JACKSON, Miss. (Legal Newsline) - The Mississippi Supreme Court last week upheld a county school board's decision to fire a teacher after she refused to take a drug test.
The Court, in its opinion Thursday, said it found no error in a state Court of Appeals decision and affirmed.
Laura Shontelle Barnes was a teacher at Taylorsville Elementary School in Smith County School District for 11 years before she was fired on May 12, 2009.
She was fired for refusing to take a drug test, a violation of the school district's drug and alcohol policy.
On July 17, 2009, the Smith County school board held a hearing in which it heard evidence from Barnes and the district on the events surrounding May 6 and May 7, 2009.
Principal Yvonne Dees received reports on May 7, 2009 that Barnes was lying on her classroom floor with her eyes closed the day before.
According to testimony presented at the hearing, children were still in the classroom. In fact, five or six of the students informed other teachers that Barnes "fell out" and that she needed help.
When the teachers approached Barnes, who was still lying on the floor, she told them she was in severe pain due to an ovarian cyst. The teachers agreed to watch the children, and she left work at noon that day.
The decision was then made by school officials to request that Barnes submit to a drug test pursuant to the district's drug and alcohol policy. She refused.
Smith County Superintendent of Education Jimmy Hancock, in a letter dated May 12, 2009, informed Barnes that her employment was terminated.
The board affirmed Hancock's decision.
Barnes appealed the decision to the Smith County Chancery Court.
On March 10, 2010, the court reversed the board's decision and reinstated the teacher's employment, finding that the board's decision was "arbitrary or capricious" and was not supported by substantial evidence.
A month later, the board filed a notice of appeal with the Court of Appeals.
In a 6-4 decision, the court reversed the chancery court's holding, finding that the board's decision to affirm Hancock's termination of Barnes based on her refusal to submit to a drug test was not arbitrary or capricious.

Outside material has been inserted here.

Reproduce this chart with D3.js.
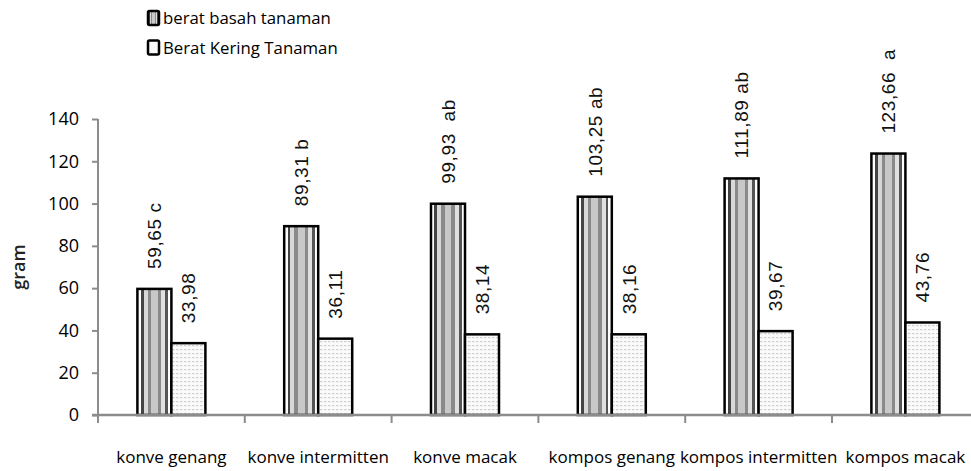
<!DOCTYPE html>
<html lang="id">
<head>
  <meta charset="UTF-8">
  <title>Berat tanaman</title>
  <style>
    body { margin: 0; background: #fff; }
  </style>
</head>
<body>
  <svg id="svg" width="971" height="471"></svg>

  <script src="https://d3js.org/d3.v7.min.js"></script>
  <script>
    const categories = ['konve genang', 'konve intermitten', 'konve macak', 'kompos genang', 'kompos intermitten', 'kompos macak']
    const basah = [59.65, 89.31, 99.93, 103.25, 111.89, 123.66]
    const kering = [33.98, 36.11, 38.14, 38.16, 39.67, 43.76]
    const basahLabels = ['59,65 c', '89,31 b', '99,93  ab', '103,25 ab', '111,89 ab', '123,66  a']
    const keringLabels = ['33,98', '36,11', '38,14', '38,16', '39,67', '43,76']
    const yTicks = [0, 20, 40, 60, 80, 100, 120, 140]
    const seriesNames = ['berat basah tanaman', 'Berat Kering Tanaman']

    const svg = d3.select('#svg')
    const defs = svg.append('defs')

    // vertical stripes for the fresh weight bars
    const grad = defs.append('linearGradient').attr('id', 'stripes')
      .attr('x1', 0).attr('x2', 1).attr('y1', 0).attr('y2', 0)
    const stops = [
      [0, '#fff'], [0.1, '#fff'], [0.1, '#444'], [0.18, '#444'], [0.18, '#d8d8d8'], [0.3, '#d8d8d8'],
      [0.3, '#8a8a8a'], [0.4, '#8a8a8a'], [0.4, '#c8c8c8'], [0.6, '#c8c8c8'], [0.6, '#8a8a8a'],
      [0.7, '#8a8a8a'], [0.7, '#e0e0e0'], [0.82, '#e0e0e0'], [0.82, '#555'], [0.9, '#555'], [0.9, '#fff'], [1, '#fff']
    ]
    stops.forEach(s => grad.append('stop').attr('offset', s[0]).attr('stop-color', s[1]))

    // light dotted grid for the dry weight bars
    const pat = defs.append('pattern').attr('id', 'dots')
      .attr('patternUnits', 'userSpaceOnUse').attr('width', 4).attr('height', 4)
    pat.append('rect').attr('width', 4).attr('height', 4).attr('fill', '#fbfbfb')
    pat.append('rect').attr('x', 0).attr('y', 1).attr('width', 2.5).attr('height', 1.2).attr('fill', '#cfcfcf')

    const x = d3.scaleBand()
      .domain(categories)
      .range([98, 98 + 6 * 146.8])
    const y = d3.scaleLinear()
      .domain([0, 140])
      .range([415, 119])
    const barW = 34

    // y axis
    const yAxis = svg.append('g')
      .attr('transform', 'translate(98,0)')
      .call(d3.axisLeft(y).tickValues(yTicks).tickSize(6).tickPadding(13))
    yAxis.select('.domain').remove()
    yAxis.append('line').attr('x1', 0).attr('x2', 0).attr('y1', y(140)).attr('y2', 423)
      .attr('stroke', '#8c8c8c').attr('stroke-width', 2)
    yAxis.selectAll('.tick line').attr('stroke', '#8c8c8c').attr('stroke-width', 2)
    yAxis.selectAll('.tick text')
      .style('font-family', '"Open Sans"').style('font-size', '18px').style('font-weight', 500).attr('fill', '#000')

    svg.append('text')
      .attr('transform', `translate(25,${(y(0) + y(140)) / 2}) rotate(-90)`)
      .attr('text-anchor', 'middle')
      .style('font-family', '"Open Sans"').style('font-size', '18px').style('font-weight', 600)
      .attr('fill', '#222')
      .text('gram')

    // bars
    const groups = svg.selectAll('g.cat')
      .data(categories)
      .enter()
      .append('g')
      .attr('class', 'cat')

    groups.append('rect')
      .attr('x', d => x(d) + x.bandwidth() / 2 - barW)
      .attr('y', (d, i) => y(basah[i]))
      .attr('width', barW)
      .attr('height', (d, i) => y(0) - y(basah[i]))
      .attr('fill', 'url(#stripes)')
      .attr('stroke', '#000').attr('stroke-width', 2.5)

    groups.append('rect')
      .attr('x', d => x(d) + x.bandwidth() / 2)
      .attr('y', (d, i) => y(kering[i]))
      .attr('width', barW)
      .attr('height', (d, i) => y(0) - y(kering[i]))
      .attr('fill', 'url(#dots)')
      .attr('stroke', '#000').attr('stroke-width', 2.5)

    // value labels, rotated
    groups.append('text')
      .attr('transform', (d, i) => `translate(${x(d) + x.bandwidth() / 2 - barW / 2},${y(basah[i]) - 20}) rotate(-90)`)
      .attr('dy', '0.36em')
      .style('font-family', '"Liberation Sans"').style('font-size', '19px').style('letter-spacing', '0.6px')
      .attr('fill', '#111')
      .style('white-space', 'pre')
      .text((d, i) => basahLabels[i])

    groups.append('text')
      .attr('transform', (d, i) => `translate(${x(d) + x.bandwidth() / 2 + barW / 2},${y(kering[i]) - 20}) rotate(-90)`)
      .attr('dy', '0.36em')
      .style('font-family', '"Liberation Sans"').style('font-size', '19px').style('letter-spacing', '0.6px')
      .attr('fill', '#111')
      .text((d, i) => keringLabels[i])

    // x axis
    svg.append('line')
      .attr('x1', 92).attr('x2', 971).attr('y1', y(0)).attr('y2', y(0))
      .attr('stroke', '#8c8c8c').attr('stroke-width', 2.5)
    svg.selectAll('line.xtick')
      .data(categories.slice(1))
      .enter()
      .append('line')
      .attr('class', 'xtick')
      .attr('x1', d => x(d)).attr('x2', d => x(d))
      .attr('y1', y(0)).attr('y2', y(0) + 8)
      .attr('stroke', '#8c8c8c').attr('stroke-width', 2)

    svg.selectAll('text.cat')
      .data(categories)
      .enter()
      .append('text')
      .attr('class', 'cat')
      .attr('x', d => x(d) + x.bandwidth() / 2)
      .attr('y', 463)
      .attr('text-anchor', 'middle')
      .style('font-family', '"Open Sans"').style('font-size', '17px').style('font-weight', 500)
      .attr('fill', '#000')
      .text(d => d)

    // legend
    const legend = svg.append('g').selectAll('g')
      .data(seriesNames)
      .enter()
      .append('g')
      .attr('transform', (d, i) => `translate(148,${11 + i * 29.5})`)
    legend.append('rect')
      .attr('width', 11).attr('height', 14).attr('rx', 1.5)
      .attr('fill', (d, i) => i === 0 ? 'url(#stripes)' : '#fafafa')
      .attr('stroke', '#000').attr('stroke-width', 2.5)
    legend.append('text')
      .attr('x', 15).attr('y', 13)
      .style('font-family', '"Open Sans"').style('font-size', '16.8px').style('font-weight', 500)
      .attr('fill', '#000')
      .text(d => d)
  </script>
</body>
</html>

Barnes filed a motion for rehearing, which was denied on Jan. 10.
On Jan. 19, Barnes petitioned to the state's high court, arguing that the Court of Appeals failed to properly consider "all relevant evidence" that would have precluded her termination.
The Court said it disagreed with Barnes' argument that the appeals court failed to properly consider all relevant evidence.

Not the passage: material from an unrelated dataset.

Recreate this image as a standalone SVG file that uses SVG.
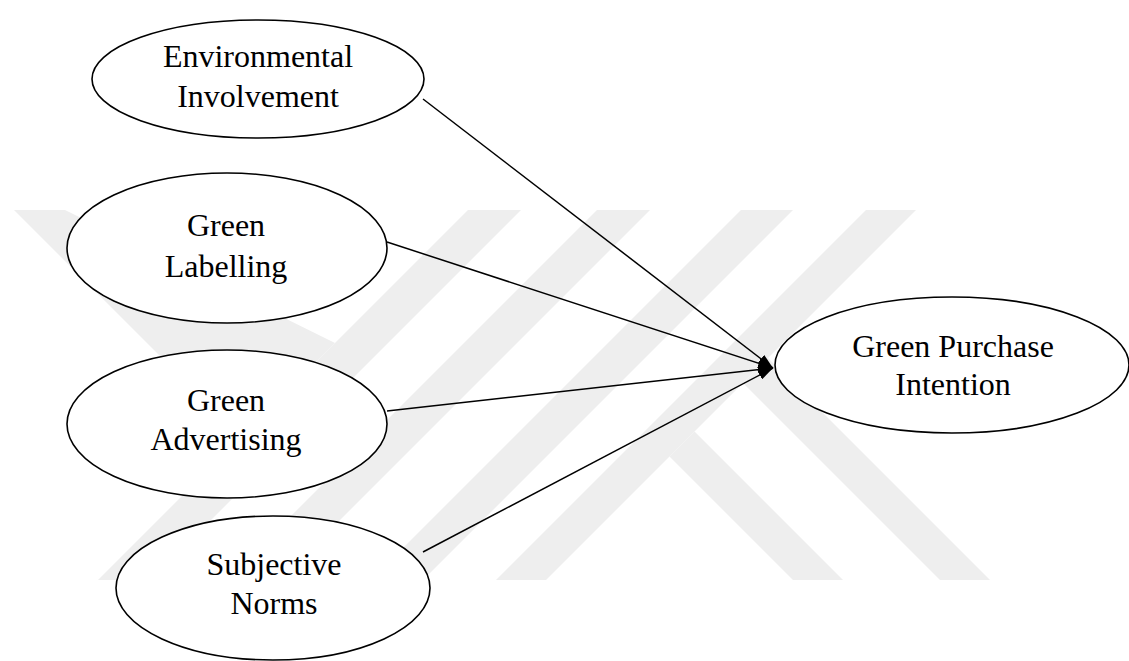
<svg xmlns="http://www.w3.org/2000/svg" width="1129" height="661" viewBox="0 0 1129 661">
  <defs>
    <style>
      .wm { fill: #eeeeee; stroke: none; }
      .node ellipse { fill: #ffffff; stroke: #000000; stroke-width: 1.6; }
      .node text { font-family: "Liberation Serif", "Times New Roman", serif; font-size: 32px; fill: #000000; text-anchor: middle; }
      .edge { stroke: #000000; stroke-width: 1.5; fill: none; marker-end: url(#arr); }
    </style>
    <marker id="arr" markerWidth="15" markerHeight="10" refX="15" refY="5" orient="auto" markerUnits="userSpaceOnUse">
      <path d="M0,0 L15,5 L0,10 z" fill="#000000"/>
    </marker>
  </defs>
  <rect x="0" y="0" width="1129" height="661" fill="#ffffff"/>

  <g id="watermark">
    <polygon class="wm" points="14,210 65,210 335,343 241,437"/>
    <polygon class="wm" points="468,210 521,210 151,580 98,580"/>
    <polygon class="wm" points="597,210 650,210 280,580 227,580"/>
    <polygon class="wm" points="741,210 793,210 423,580 371,580"/>
    <polygon class="wm" points="866,210 916,210 546,580 496,580"/>
    <polygon class="wm" points="669.5,456.5 694.5,431.5 843,580 793,580"/>
    <polygon class="wm" points="743,383 768,358 990,580 940,580"/>
  </g>

  <g id="connectors">
    <line class="edge" x1="423" y1="99" x2="773" y2="368"/>
    <line class="edge" x1="387" y1="242" x2="773" y2="368"/>
    <line class="edge" x1="387" y1="411" x2="773" y2="368"/>
    <line class="edge" x1="423" y1="552" x2="773" y2="368"/>
  </g>

  <g id="environmental-involvement" class="node">
    <ellipse cx="258" cy="79" rx="166" ry="59"/>
    <text x="258" y="67">Environmental</text>
    <text x="258" y="107">Involvement</text>
  </g>

  <g id="green-labelling" class="node">
    <ellipse cx="227" cy="248" rx="160" ry="75"/>
    <text x="226" y="236">Green</text>
    <text x="226" y="277">Labelling</text>
  </g>

  <g id="green-advertising" class="node">
    <ellipse cx="227" cy="424" rx="160" ry="74"/>
    <text x="226" y="411">Green</text>
    <text x="226" y="450">Advertising</text>
  </g>

  <g id="subjective-norms" class="node">
    <ellipse cx="273" cy="588" rx="157" ry="72"/>
    <text x="274" y="575">Subjective</text>
    <text x="274" y="614">Norms</text>
  </g>

  <g id="green-purchase-intention" class="node">
    <ellipse cx="952" cy="365" rx="177" ry="68"/>
    <text x="953" y="357">Green Purchase</text>
    <text x="953" y="395">Intention</text>
  </g>
</svg>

"The Court of Appeals considered evidence from both Barnes and the district regarding her refusal to take the test and her request to take the test later that day," Justice David A. Chandler wrote.
The Court also said the board's decision was not "arbitrary or capricious."

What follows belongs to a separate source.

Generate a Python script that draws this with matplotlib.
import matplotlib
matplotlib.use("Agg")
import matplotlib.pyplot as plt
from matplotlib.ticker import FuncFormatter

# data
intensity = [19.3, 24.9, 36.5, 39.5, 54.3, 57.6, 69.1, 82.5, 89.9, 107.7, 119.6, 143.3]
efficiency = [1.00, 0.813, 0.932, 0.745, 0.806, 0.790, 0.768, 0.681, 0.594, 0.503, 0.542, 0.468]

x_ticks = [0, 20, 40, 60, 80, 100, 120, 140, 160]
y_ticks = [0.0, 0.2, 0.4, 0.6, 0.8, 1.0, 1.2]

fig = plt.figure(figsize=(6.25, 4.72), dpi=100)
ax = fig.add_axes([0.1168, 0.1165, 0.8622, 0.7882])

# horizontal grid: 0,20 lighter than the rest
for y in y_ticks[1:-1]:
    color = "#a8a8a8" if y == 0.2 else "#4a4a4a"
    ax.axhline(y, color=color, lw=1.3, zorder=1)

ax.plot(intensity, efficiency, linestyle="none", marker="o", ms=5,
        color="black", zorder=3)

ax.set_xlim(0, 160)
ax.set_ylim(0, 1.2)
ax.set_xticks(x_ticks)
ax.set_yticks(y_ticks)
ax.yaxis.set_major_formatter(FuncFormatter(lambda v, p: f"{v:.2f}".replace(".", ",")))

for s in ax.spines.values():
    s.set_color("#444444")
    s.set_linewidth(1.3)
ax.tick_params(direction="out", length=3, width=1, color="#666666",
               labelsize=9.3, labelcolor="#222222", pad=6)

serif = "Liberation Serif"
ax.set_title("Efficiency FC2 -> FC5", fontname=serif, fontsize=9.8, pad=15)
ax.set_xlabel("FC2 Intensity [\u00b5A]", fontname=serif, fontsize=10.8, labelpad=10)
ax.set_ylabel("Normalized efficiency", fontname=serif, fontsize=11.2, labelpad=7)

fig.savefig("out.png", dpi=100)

"The policy explicitly states the consequences for an employee who refuses to take a drug test when requested," Chandler wrote.
"At the hearing, Barnes admitted to refusing the test and admitted she was aware of the district's drug-testing policy. She knew that she could be requested to take a drug test if the district had reasonable suspicion to request a test. She was aware of the potential consequences if she refused to comply."
The board relied on the policy's "clear" language when affirming the termination of Barnes' employment, the Court said, adding that the board's decision was "well-reasoned."